Il fardello delle parole da lei usate è calibrato da una grazia malinconica difficilmente spiegabile. Le sue poesie sono piccole gemme letterarie il cui peso grava sulla sensibilità del tempo. Un tempo breve quello della sua vita, che spense tristemente la sua fiaccola dopo soli 26 anni. E questo irreprimibile desiderio di morte si manifesta nelle sue composizioni fragile, tenero, sempre garbato ma dall’accento forte, insopprimibile. Così come inestirpabile è stata la sua profonda malinconia, di estrazione letteraria leopardiana, schizzata di intensa dolcezza e innocente beltà.

Le parole sono congelate nell’anima devastata dal dolore, ma si sciolgono nella pagina poetica che trasuda di vita, di amori sconfitti, di speranze tradite, di nostalgiche rimembranze. E qui si legge il richiamo ad Ungaretti soprattutto in quei versi dove la parola si fa più essenziale e il canto si nutre di analogie.

Il mondo non era pronto ad accogliere la sua poesia, il suo canto di dolore, sordo com’era all’urlo di disperazione intrappolato tra i ghiacciai dell’anima. Antonia Pozzi era bisognosa di una carezza che la società, impreparata ad una tale urgenza emotiva e psicologica, non ha saputo donarle. E nel gelo dell’indifferenza (o forse vogliamo chiamarla inconsapevolezza), nella lacerazione emozionale, nelle sabbie mobili di una tristezza patologica paralizzante, moriva ogni sua traccia di speranza.

Le sue liriche, sorgenti di un cuore ancora palpitante di vita, sublimano le incomprensibili e imprescrutabili ragioni dell’essere. Sono delicate, composte, vòlte quasi a non volere scomporre l’ordine precostituito del mondo, incapace di ascoltare il suo male di vivere che ha trovato consolazione soltanto nella morte.

Il sorriso spento della sua gioventù inghiottita dalla voragine del malessere esistenziale, è pregnante in Novembre dove la tormentata stanchezza di vivere, seguita dal desiderio stremato di morire, è la prova di quanto la sua gracilità umbratile tenda a riscattarsi in un disperato e singhiozzante silenzio.

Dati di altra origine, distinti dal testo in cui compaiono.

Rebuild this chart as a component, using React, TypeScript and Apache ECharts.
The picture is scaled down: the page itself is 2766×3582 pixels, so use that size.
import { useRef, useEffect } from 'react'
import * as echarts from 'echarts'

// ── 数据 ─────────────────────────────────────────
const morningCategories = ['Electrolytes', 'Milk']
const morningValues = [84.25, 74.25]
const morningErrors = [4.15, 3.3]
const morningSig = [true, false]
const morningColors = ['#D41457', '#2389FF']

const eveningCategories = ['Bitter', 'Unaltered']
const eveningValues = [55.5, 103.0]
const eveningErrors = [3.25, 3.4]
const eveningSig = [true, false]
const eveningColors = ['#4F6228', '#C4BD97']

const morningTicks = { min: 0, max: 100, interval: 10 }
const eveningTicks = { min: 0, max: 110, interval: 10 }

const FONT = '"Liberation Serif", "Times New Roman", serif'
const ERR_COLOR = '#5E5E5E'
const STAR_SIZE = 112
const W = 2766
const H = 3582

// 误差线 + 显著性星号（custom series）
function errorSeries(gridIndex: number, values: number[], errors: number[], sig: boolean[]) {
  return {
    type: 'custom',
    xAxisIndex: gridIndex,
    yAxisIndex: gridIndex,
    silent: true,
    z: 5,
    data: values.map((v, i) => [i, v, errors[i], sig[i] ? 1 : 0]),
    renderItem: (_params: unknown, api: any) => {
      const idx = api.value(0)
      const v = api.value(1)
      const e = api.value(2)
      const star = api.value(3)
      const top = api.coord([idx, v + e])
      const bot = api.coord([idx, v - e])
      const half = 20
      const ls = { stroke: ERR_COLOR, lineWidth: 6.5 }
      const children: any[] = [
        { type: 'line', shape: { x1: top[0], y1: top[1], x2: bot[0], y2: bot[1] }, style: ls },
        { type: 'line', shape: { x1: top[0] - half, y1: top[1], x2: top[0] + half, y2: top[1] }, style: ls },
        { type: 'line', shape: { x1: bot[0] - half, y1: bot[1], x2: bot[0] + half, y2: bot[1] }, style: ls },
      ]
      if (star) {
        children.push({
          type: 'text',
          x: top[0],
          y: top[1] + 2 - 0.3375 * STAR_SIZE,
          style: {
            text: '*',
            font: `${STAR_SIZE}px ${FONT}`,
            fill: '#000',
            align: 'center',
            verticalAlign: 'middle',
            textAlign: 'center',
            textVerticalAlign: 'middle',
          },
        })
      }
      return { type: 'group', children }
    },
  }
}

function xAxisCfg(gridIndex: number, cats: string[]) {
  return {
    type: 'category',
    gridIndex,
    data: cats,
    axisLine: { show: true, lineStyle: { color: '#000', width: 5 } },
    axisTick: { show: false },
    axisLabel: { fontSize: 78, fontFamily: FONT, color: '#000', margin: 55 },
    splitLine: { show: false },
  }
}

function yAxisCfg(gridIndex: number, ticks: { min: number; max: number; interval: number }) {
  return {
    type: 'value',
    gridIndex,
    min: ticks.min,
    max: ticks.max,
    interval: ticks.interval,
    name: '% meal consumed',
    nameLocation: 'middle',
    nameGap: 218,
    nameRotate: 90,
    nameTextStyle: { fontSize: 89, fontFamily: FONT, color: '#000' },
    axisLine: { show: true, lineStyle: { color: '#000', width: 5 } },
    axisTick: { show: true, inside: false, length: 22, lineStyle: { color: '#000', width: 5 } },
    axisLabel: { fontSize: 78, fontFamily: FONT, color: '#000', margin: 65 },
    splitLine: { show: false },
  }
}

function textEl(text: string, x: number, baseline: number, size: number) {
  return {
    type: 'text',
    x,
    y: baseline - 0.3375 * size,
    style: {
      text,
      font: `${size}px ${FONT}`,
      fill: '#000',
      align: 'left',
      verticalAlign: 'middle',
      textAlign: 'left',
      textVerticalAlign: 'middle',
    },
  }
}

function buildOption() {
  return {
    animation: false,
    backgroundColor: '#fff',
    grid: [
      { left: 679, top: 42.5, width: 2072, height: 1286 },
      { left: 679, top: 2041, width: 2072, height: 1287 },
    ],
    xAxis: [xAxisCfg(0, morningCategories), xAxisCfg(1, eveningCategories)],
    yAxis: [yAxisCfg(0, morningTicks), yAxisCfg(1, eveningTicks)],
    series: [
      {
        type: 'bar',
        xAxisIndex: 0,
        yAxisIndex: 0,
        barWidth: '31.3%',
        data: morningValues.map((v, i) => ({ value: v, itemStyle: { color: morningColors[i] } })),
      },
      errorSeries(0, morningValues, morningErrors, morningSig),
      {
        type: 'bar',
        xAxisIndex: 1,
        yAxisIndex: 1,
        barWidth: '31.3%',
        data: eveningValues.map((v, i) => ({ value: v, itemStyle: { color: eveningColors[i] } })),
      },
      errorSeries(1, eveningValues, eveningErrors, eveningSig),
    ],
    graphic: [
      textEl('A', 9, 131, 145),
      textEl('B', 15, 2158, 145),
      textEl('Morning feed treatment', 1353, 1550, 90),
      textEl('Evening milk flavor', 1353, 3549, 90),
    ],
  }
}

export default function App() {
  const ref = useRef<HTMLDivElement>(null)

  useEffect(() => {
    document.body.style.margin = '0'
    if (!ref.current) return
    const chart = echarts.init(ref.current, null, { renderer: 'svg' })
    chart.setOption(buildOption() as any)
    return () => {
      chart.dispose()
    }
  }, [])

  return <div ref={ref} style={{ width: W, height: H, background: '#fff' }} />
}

Le poesie della Pozzi, che si nutrono di toni intimi di carattere crepuscolare, al contempo però esercitano una fascinazione stregata. Questo potere attrattivo è dato principalmente dal fatto che chi legge questi versi si trova di fronte al tormento di una giovane anima alla ricerca del senso di se stessa nella vita, attraverso quesiti di vitale importanza legati al valore dell’esistenza e a quello della fine, interrogativi che da sempre l’uomo si pone.

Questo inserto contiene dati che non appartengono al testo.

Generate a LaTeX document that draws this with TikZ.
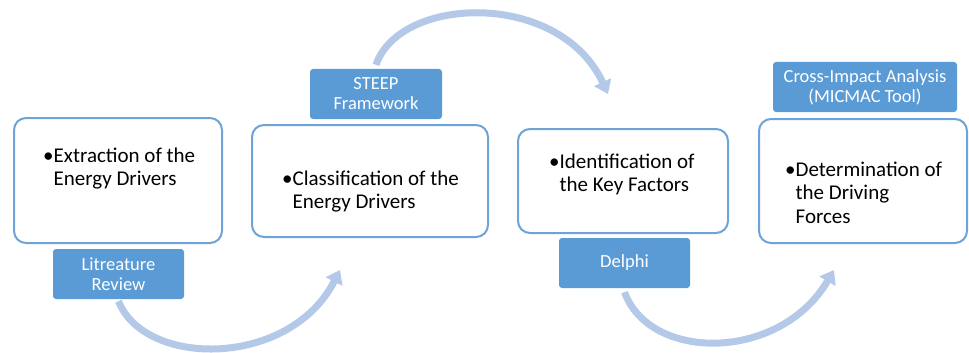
\documentclass[tikz,border=0pt]{standalone}
\usepackage{fontspec}
\setmainfont{Carlito}
\usetikzlibrary{arrows.meta}
\definecolor{lblue}{HTML}{5B9BD5}
\definecolor{bord}{HTML}{6FA3D8}
\definecolor{arc}{HTML}{B4C8E8}
\tikzset{
  stagebox/.style={draw=bord, line width=2pt, rounded corners=12pt, fill=white, inner sep=0pt},
  labelbox/.style={fill=lblue, rounded corners=3pt, text=white, inner sep=0pt, align=center,
     minimum height=50pt, font=\fontsize{18.5}{20}\selectfont},
  stagetext/.style={anchor=base west, inner sep=0pt, font=\fontsize{21}{23.5}\selectfont},
  flow/.style={draw=arc, line width=7pt, -{Triangle[width=18pt,length=13pt]}}
}
\newcommand{\stg}[2]{\begin{tabular}[t]{@{}l@{}l@{}}\textbullet&#1\\#2\end{tabular}}
\begin{document}
\begin{tikzpicture}[x=1pt,y=-1pt]
\useasboundingbox (0,0) rectangle (969,353);
% stage boxes
\node[stagebox, minimum width=208pt, minimum height=125pt] (b1) at (118,180.5) {};
\node[stagebox, minimum width=236pt, minimum height=112pt] (b2) at (370,181) {};
\node[stagebox, minimum width=210pt, minimum height=104pt] (b3) at (623,181) {};
\node[stagebox, minimum width=208pt, minimum height=124pt] (b4) at (863,181) {};
% stage texts
\node[stagetext] (t1) at (43,162) {\stg{Extraction of the}{&Energy Drivers}};
\node[stagetext] (t2) at (282,185) {\stg{Classification of the}{&Energy Drivers}};
\node[stagetext] (t3) at (549,168) {\stg{Identification of}{&the Key Factors}};
\node[stagetext] (t4) at (785,176) {\stg{Determination of}{&the Driving\\&Forces}};
% labels
\node[labelbox, minimum width=131pt] (lit) at (118.5,274) {Litreature\\Review};
\node[labelbox, minimum width=132pt] (steep) at (376,94) {STEEP\\Framework};
\node[labelbox, minimum width=131pt] (delphi) at (624.5,263) {Delphi};
\node[labelbox, minimum width=184pt] (cross) at (865,87) {Cross-Impact Analysis\\(MICMAC Tool)};
% arc end points
\coordinate (e1) at (340,270);
\coordinate (e2) at (608,94);
\coordinate (e3) at (834,270);
% flows
\draw[flow] ([yshift=-2pt]lit.south) .. controls (145,368) and (290,368) .. (e1);
\draw[flow] ([yshift=4pt]steep.north) .. controls (400,-5) and (560,-10) .. (e2);
\draw[flow] ([yshift=-4pt]delphi.south) .. controls (650,362) and (780,362) .. (e3);
\end{tikzpicture}
\end{document}
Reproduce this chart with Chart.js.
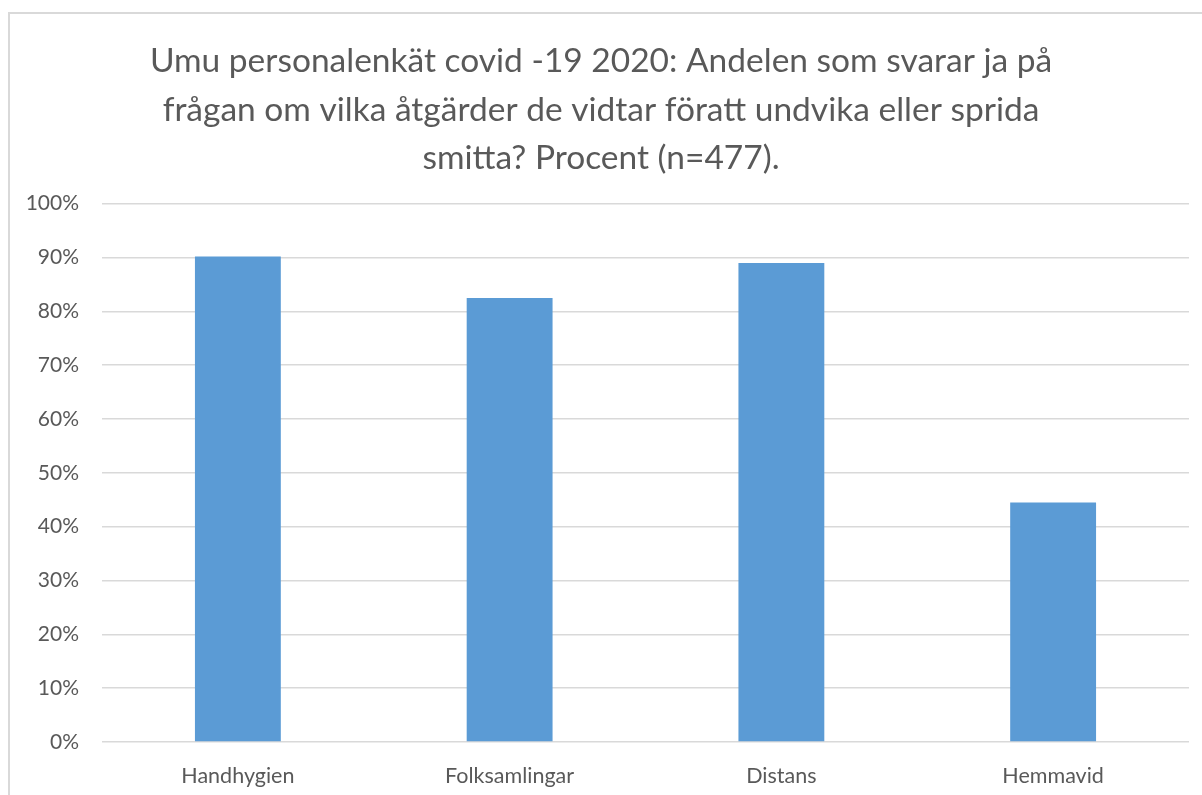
<!DOCTYPE html>
<html lang="sv">
<head>
  <meta charset="UTF-8" />
  <title>Umu personalenkät covid-19 2020</title>
  <script src="https://cdn.jsdelivr.net/npm/chart.js"></script>
  <style>
    body {
      margin: 0;
      background: #ffffff;
      overflow: hidden;
    }
    .wrap {
      position: relative;
      width: 1202px;
      height: 795px;
    }
    .frame {
      position: absolute;
      left: 8px;
      top: 12px;
      right: 0;
      bottom: 0;
      border-left: 2px solid #d9d9d9;
      border-top: 2px solid #d9d9d9;
    }
  </style>
</head>
<body>

<div class="wrap">
  <div class="frame"></div>
  <canvas id="chart" width="1202" height="795"></canvas>
</div>

<script>
  // Data
  const categories = ['Handhygien', 'Folksamlingar', 'Distans', 'Hemmavid'];
  const andelJa = [90.2, 82.5, 89.0, 44.5];
  const titleLines = [
    'Umu personalenkät covid -19 2020: Andelen som svarar ja på',
    'frågan om vilka åtgärder de vidtar föratt undvika eller sprida',
    'smitta? Procent (n=477).'
  ];

  const textColor = '#595959';
  const gridColor = '#d9d9d9';

  const ctx = document.getElementById('chart').getContext('2d');
  new Chart(ctx, {
    type: 'bar',
    data: {
      labels: categories,
      datasets: [{
        label: 'Andel ja',
        data: andelJa,
        backgroundColor: '#5b9bd5',
        barPercentage: 0.316,
        categoryPercentage: 1
      }]
    },
    options: {
      responsive: false,
      animation: false,
      layout: {
        padding: { left: 13, right: 13, top: 0, bottom: 0 }
      },
      plugins: {
        legend: { display: false },
        tooltip: { enabled: false },
        title: {
          display: true,
          text: titleLines,
          color: textColor,
          font: { family: 'Lato', size: 33.5, weight: 'normal', lineHeight: 1.44 },
          padding: { top: 37.5, bottom: 21.5 }
        }
      },
      scales: {
        x: {
          grid: { display: false, drawTicks: false },
          border: { display: false },
          ticks: {
            color: textColor,
            padding: 21,
            font: { family: 'Lato', size: 21.5 }
          },
          afterFit: (scale) => { scale.height = 53; }
        },
        y: {
          min: 0,
          max: 100,
          grid: { color: gridColor, lineWidth: 1.5, drawTicks: false },
          border: { display: false },
          ticks: {
            stepSize: 10,
            color: textColor,
            padding: 23,
            font: { family: 'Lato', size: 21 },
            callback: (v) => v + '%'
          },
          afterFit: (scale) => { scale.width = 89; }
        }
      }
    }
  });
</script>

</body>
</html>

La sua solitudine creativa, accesa da una grammatica cromatica molto forte, genera parole feconde di umanità per dare espressione all’inespresso o a ciò che è troppo doloroso per potersi dire.

Come disse l’italianista Maria Corti, “il suo spirito faceva pensare a quelle piante di montagna che possono espandersi solo ai margini dei crepacci, sull’orlo degli abissi. Era un’ipersensibile, dalla dolce angoscia creativa, ma insieme una donna dal carattere forte e con una bella intelligenza filosofica; fu forse preda innocente di una paranoica censura paterna su vita e poesie. Senza dubbio fu in crisi con il chiuso ambiente religioso familiare. La terra lombarda amatissima, la natura di piante e fiumi la consolava certo più dei suoi simili”.